# REQUIREMENT:
Collect all lines from the listing that include the string "seaborn".

# COLLECTED MATERIAL:

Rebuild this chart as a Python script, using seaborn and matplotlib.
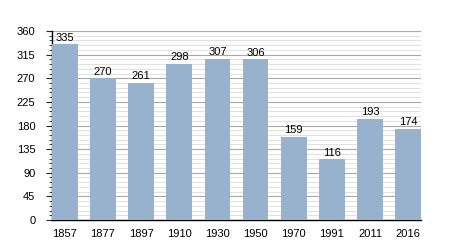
import matplotlib
matplotlib.use("Agg")
import matplotlib.pyplot as plt
import seaborn as sns
import pandas as pd
from matplotlib.ticker import MultipleLocator

years = ["1857", "1877", "1897", "1910", "1930", "1950", "1970", "1991", "2011", "2016"]
population = [335, 270, 261, 298, 307, 306, 159, 116, 193, 174]

sns.set_style("white")
plt.rcParams['font.family'] = ['Liberation Sans', 'DejaVu Sans']

df = pd.DataFrame({"year": years, "pop": population})
fig = plt.figure(figsize=(4.5, 2.5), dpi=100)
ax = fig.add_axes([0.1156, 0.12, 0.82, 0.756])

sns.barplot(data=df, x="year", y="pop", color="#98b2cd", saturation=1, width=0.67,
            edgecolor="none", linewidth=0, ax=ax, zorder=3)

ax.set_ylim(0, 360)
ax.set_xlim(-0.335, 9.335)
ax.yaxis.set_major_locator(MultipleLocator(45))
ax.yaxis.set_minor_locator(MultipleLocator(9))
ax.grid(which="major", axis="y", color="#a8a8a8", linewidth=0.8, zorder=0)
ax.grid(which="minor", axis="y", color="#dcdcdc", linewidth=0.6, zorder=0)
ax.set_axisbelow(True)
for s in ["top", "right"]:
    ax.spines[s].set_visible(False)
for s in ["left", "bottom"]:
    ax.spines[s].set_color("black")
    ax.spines[s].set_linewidth(1.0)
ax.tick_params(axis="y", which="major", left=True, length=4, width=0.8, labelsize=8,
               pad=8, labelcolor="black")
ax.tick_params(axis="y", which="minor", left=True, length=2.5, width=0.6)
ax.tick_params(axis="x", bottom=False, labelsize=8, pad=3, labelcolor="black")
ax.set_xlabel("")
ax.set_ylabel("")

for i, v in enumerate(population):
    ax.text(i, v + 3, str(v), ha="center", va="bottom", fontsize=8, color="black", zorder=4)

fig.savefig("out.png", dpi=100)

# THE SOLUTION:
Rebuild this chart as a Python script, using seaborn and matplotlib.
import seaborn as sns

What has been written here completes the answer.